At the end of the day, the system would grind over the data entered, looking for problems. For instance, facility X says they sent 10 kilos of plutonium to facility Y, and facility Y says they received 9 kilos of plutonium from facility X - red flags go up, alarms ring, troops are dispatched.
The system has been modernized once or twice, and modified many, many times to take account of changing developments in nuclear science ("hey, this isotope can be used in making super-bombs - better track it too!"), changing regulations, and changing technology. But no one wants to screw it up, so modifications are always the minimum needed. So today, DOE facilities don't send punch-cards anymore - they can send their information via encrypted email or secure dial-up connections. But the data transmitted is still in 80-column formats, a legacy of the punch-cards.

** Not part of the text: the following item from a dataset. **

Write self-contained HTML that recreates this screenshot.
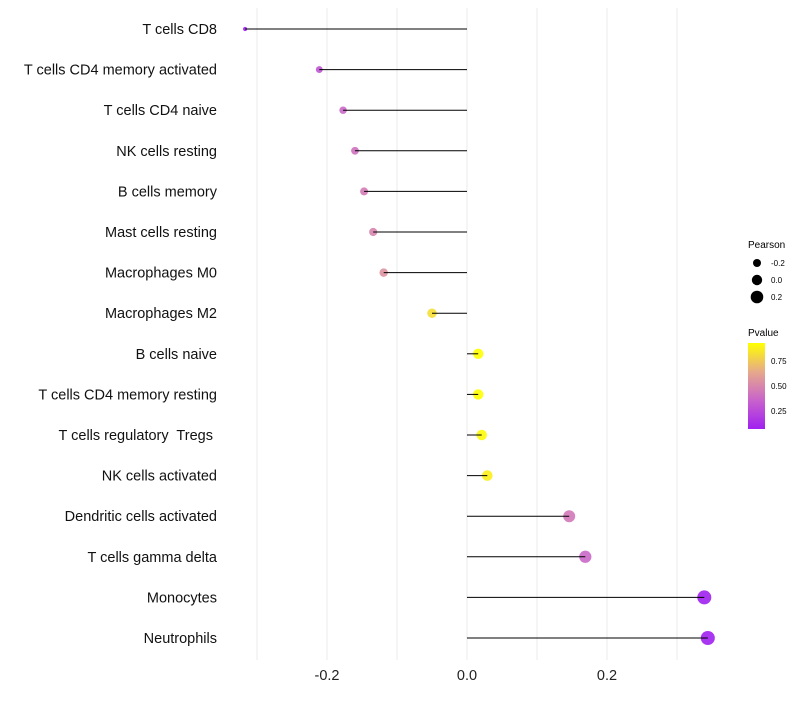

Each facility runs some sort of inventory system which tracks things at their facility, and submits various reports up the chain to NMMSS. It's all computerized - but there are massive legacies of the predecessor systems.

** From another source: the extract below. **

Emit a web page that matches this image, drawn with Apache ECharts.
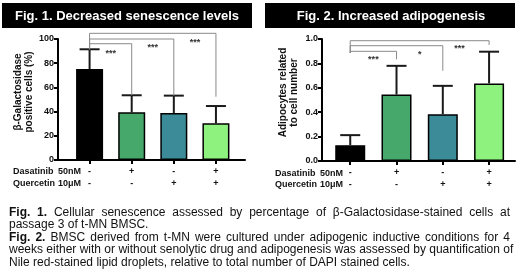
<!DOCTYPE html>
<html>
<head>
<meta charset="utf-8">
<script src="https://cdn.jsdelivr.net/npm/echarts@6/dist/echarts.min.js"></script>
<style>
  body { margin: 0; background: #fff; }
  #wrap { position: relative; width: 520px; height: 274px; }
  #chart { width: 520px; height: 274px; }
  #caption { position: absolute; left: 9px; top: 205.5px; width: 501px;
             font: 12px Arial, "Liberation Sans", sans-serif; line-height: 12.5px; color: #111; }
  #caption div { text-align: justify; text-align-last: justify; white-space: nowrap; }
  #caption div.end { text-align-last: left; }
</style>
</head>
<body>
<div id="wrap">
  <div id="chart"></div>
  <div id="caption">
    <div><b>Fig. 1.</b> Cellular senescence assessed by percentage of β-Galactosidase-stained cells at</div>
    <div class="end">passage 3 of t-MN BMSC.</div>
    <div><b>Fig. 2.</b> BMSC derived from t-MN were cultured under adipogenic inductive conditions for 4</div>
    <div>weeks either with or without senolytic drug and adipogenesis was assessed by quantification of</div>
    <div class="end">Nile red-stained lipid droplets, relative to total number of DAPI stained cells.</div>
  </div>
</div>
<script>
  const FONT = 'Arial, "Liberation Sans", sans-serif';

  // treatment rows under the x axis
  const dasatinib = ['-', '+', '-', '+'];
  const quercetin = ['-', '-', '+', '+'];
  const barColors = ['#000000', '#46a96b', '#3b8b98', '#8ef27f'];

  // Fig 1: beta-Gal positive cells (%)
  const senMean = [75.2, 39.4, 38.8, 30.3];
  const senSD = [16.3, 14.1, 14.4, 14.3];
  // [from, to, level, left end, right end]
  const senBrackets = [[0, 3, 104.7, 91.5, 52.3], [0, 2, 100, 91.5, 53.2], [0, 1, 96.1, 91.5, 53.5]];
  const senStars = [[0.5, 89.5], [1.5, 95], [2.5, 98.6]];
  const senStarText = ['***', '***', '***'];

  // Fig 2: adipocytes related to cell number
  const adiMean = [0.13, 0.545, 0.384, 0.636];
  const adiSD = [0.082, 0.235, 0.232, 0.26];
  const adiBrackets = [[0, 3, 0.986, 0.885, 0.951], [0, 2, 0.945, 0.885, 0.74], [0, 1, 0.899, 0.885, 0.833]];
  const adiStars = [[0.5, 0.85], [1.5, 0.887], [2.36, 0.942]];
  const adiStarText = ['***', '*', '***'];

  const positions = [0, 1, 2, 3];

  const chart = echarts.init(document.getElementById('chart'));

  function errorItem(params, api) {
    const base = api.coord([api.value(0), api.value(1)]);
    const top = api.coord([api.value(0), api.value(2)]);
    const st = { stroke: '#1a1a1a', lineWidth: 2 };
    return {
      type: 'group',
      children: [
        { type: 'line', shape: { x1: base[0], y1: base[1], x2: top[0], y2: top[1] }, style: st },
        { type: 'line', shape: { x1: top[0] - 10, y1: top[1], x2: top[0] + 10, y2: top[1] }, style: st }
      ]
    };
  }

  function bracketItem(params, api) {
    const pts = [
      api.coord([api.value(0), api.value(3)]),
      api.coord([api.value(0), api.value(2)]),
      api.coord([api.value(1), api.value(2)]),
      api.coord([api.value(1), api.value(4)])
    ];
    return { type: 'polyline', shape: { points: pts }, style: { stroke: '#8a8a8a', lineWidth: 1, fill: null } };
  }

  function starItem(texts) {
    return function (params, api) {
      const p = api.coord([api.value(0), api.value(1)]);
      return {
        type: 'text', x: p[0], y: p[1] + 2,
        style: { text: texts[params.dataIndex], fill: '#333', font: 'bold 9px ' + FONT, align: 'center', verticalAlign: 'middle' }
      };
    };
  }

  function xAxisCfg(idx, min, max) {
    return {
      gridIndex: idx, type: 'value', min: min, max: max,
      splitLine: { show: false },
      axisLine: { lineStyle: { color: '#000', width: 2 } },
      axisTick: { customValues: positions, length: 4, lineStyle: { color: '#000', width: 2 } },
      axisLabel: {
        customValues: positions, margin: 6, lineHeight: 11.5,
        fontFamily: FONT, fontWeight: 'bold', fontSize: 9, color: '#111',
        formatter: v => dasatinib[v] + '\n' + quercetin[v]
      }
    };
  }

  function yAxisCfg(idx, max, step, name, fmt) {
    return {
      gridIndex: idx, type: 'value', min: 0, max: max, interval: step,
      splitLine: { show: false },
      axisLine: { show: true, onZero: false, lineStyle: { color: '#000', width: 2 } },
      axisTick: { show: true, length: 4, lineStyle: { color: '#000', width: 2 } },
      axisLabel: { margin: 4, fontFamily: FONT, fontWeight: 'bold', fontSize: 9, color: '#111', formatter: fmt },
      name: name, nameLocation: 'middle', nameGap: 22,
      nameTextStyle: { fontFamily: FONT, fontWeight: 'bold', fontSize: 10, lineHeight: 11, color: '#111', padding: [0, 0, 0, 15] }
    };
  }

  function barData(means) {
    return means.map((m, i) => ({ value: [i, m], itemStyle: { color: barColors[i] } }));
  }

  function labelText(x, y, text, align) {
    return { type: 'text', x: x, y: y, style: { text: text, fill: '#111', font: 'bold 9px ' + FONT, align: align, verticalAlign: 'middle' } };
  }

  chart.setOption({
    animation: false,
    grid: [
      { left: 58, right: 275, top: 39, bottom: 114 },
      { left: 322, right: 5, top: 39, bottom: 113 }
    ],
    xAxis: [xAxisCfg(0, -0.75, 3.69), xAxisCfg(1, -0.61, 3.56)],
    yAxis: [
      yAxisCfg(0, 100, 20, 'β-Galactosidase\npositive cells (%)', v => v),
      yAxisCfg(1, 1, 0.2, 'Adipocytes related\nto cell number', v => v.toFixed(1))
    ],
    graphic: [
      { type: 'rect', shape: { x: 2, y: 3, width: 250, height: 25 }, style: { fill: '#000' } },
      { type: 'text', x: 127, y: 16, style: { text: 'Fig. 1. Decreased senescence levels', fill: '#fff', font: 'bold 13px ' + FONT, align: 'center', verticalAlign: 'middle' } },
      { type: 'rect', shape: { x: 265, y: 3, width: 250, height: 25 }, style: { fill: '#000' } },
      { type: 'text', x: 391, y: 16, style: { text: 'Fig. 2. Increased adipogenesis', fill: '#fff', font: 'bold 13px ' + FONT, align: 'center', verticalAlign: 'middle' } },
      labelText(13, 172, 'Dasatinib', 'left'),
      labelText(81, 172, '50nM', 'right'),
      labelText(13, 183.5, 'Quercetin', 'left'),
      labelText(81, 183.5, '10μM', 'right'),
      labelText(275, 173.5, 'Dasatinib', 'left'),
      labelText(343, 173.5, '50nM', 'right'),
      labelText(275, 184.5, 'Quercetin', 'left'),
      labelText(343, 184.5, '10μM', 'right')
    ],
    series: [
      {
        type: 'bar', xAxisIndex: 0, yAxisIndex: 0, barWidth: 27,
        itemStyle: { borderColor: '#000', borderWidth: 1.5 },
        data: barData(senMean)
      },
      {
        type: 'custom', xAxisIndex: 0, yAxisIndex: 0, renderItem: errorItem,
        encode: { x: 0, y: 2 }, data: senMean.map((m, i) => [i, m, m + senSD[i]])
      },
      {
        type: 'custom', xAxisIndex: 0, yAxisIndex: 0, renderItem: bracketItem,
        encode: { x: [0, 1], y: 2 }, data: senBrackets
      },
      {
        type: 'custom', xAxisIndex: 0, yAxisIndex: 0, renderItem: starItem(senStarText),
        encode: { x: 0, y: 1 }, data: senStars
      },
      {
        type: 'bar', xAxisIndex: 1, yAxisIndex: 1, barWidth: 30,
        itemStyle: { borderColor: '#000', borderWidth: 1.5 },
        data: barData(adiMean)
      },
      {
        type: 'custom', xAxisIndex: 1, yAxisIndex: 1, renderItem: errorItem,
        encode: { x: 0, y: 2 }, data: adiMean.map((m, i) => [i, m, m + adiSD[i]])
      },
      {
        type: 'custom', xAxisIndex: 1, yAxisIndex: 1, renderItem: bracketItem,
        encode: { x: [0, 1], y: 2 }, data: adiBrackets
      },
      {
        type: 'custom', xAxisIndex: 1, yAxisIndex: 1, renderItem: starItem(adiStarText),
        encode: { x: 0, y: 1 }, data: adiStars
      }
    ]
  });
</script>
</body>
</html>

After the end of the Cold War and Soviet break-up, the U.S. DOE starting sweating about poor Russian control of nuclear materials. The U.S. has sent significant assistance to the former Soviet Union to aid them in accounting for and tracking materials that could be used in building nuclear weapons. The U.S. has also purchased a large amount of "excess" nuclear material from the former U.S.S.R., and the U.S. and Soviet inventory systems are at least partially merged now - at least some Soviet facilities submit inventory reports to NMMSS now, and so transactions of materials between U.S. and Russian facilities can be handled much the same way as transactions between two U.S. facilities. Naturally the U.S. donated their custom facility inventory software, which was probably developed at extraordinary expense, running on NT and SQL Server.... and now we're back to the original article.
At this point you know as much as I do. I don't know what flaw caused the loss in inventories that was described in the article, whether it was a flaw in SQL Server or the custom application written on top of it. I do know that any significant inventory loss would almost certainly be detected elsewhere in the chain -- NMMSS would note that the inventory was X kilograms one month, (X-Y) kilograms the next month, and wonder what happened, even if no one at the actual facility did. So my suggestion is to take the $1 billion estimate in the article with a grain of salt. Probably the flaw isn't that bad, probably it occurred in a repeatable manner and the data can be found or reconstructed (there are many checks and safeguards built-in to all of these systems to detect errors or attempted fraud). The most probable "attack" against the inventory system was a bad employee, attempting to divert nuclear material for financial gain. But the safeguards should suffice to detect systemic errors as well.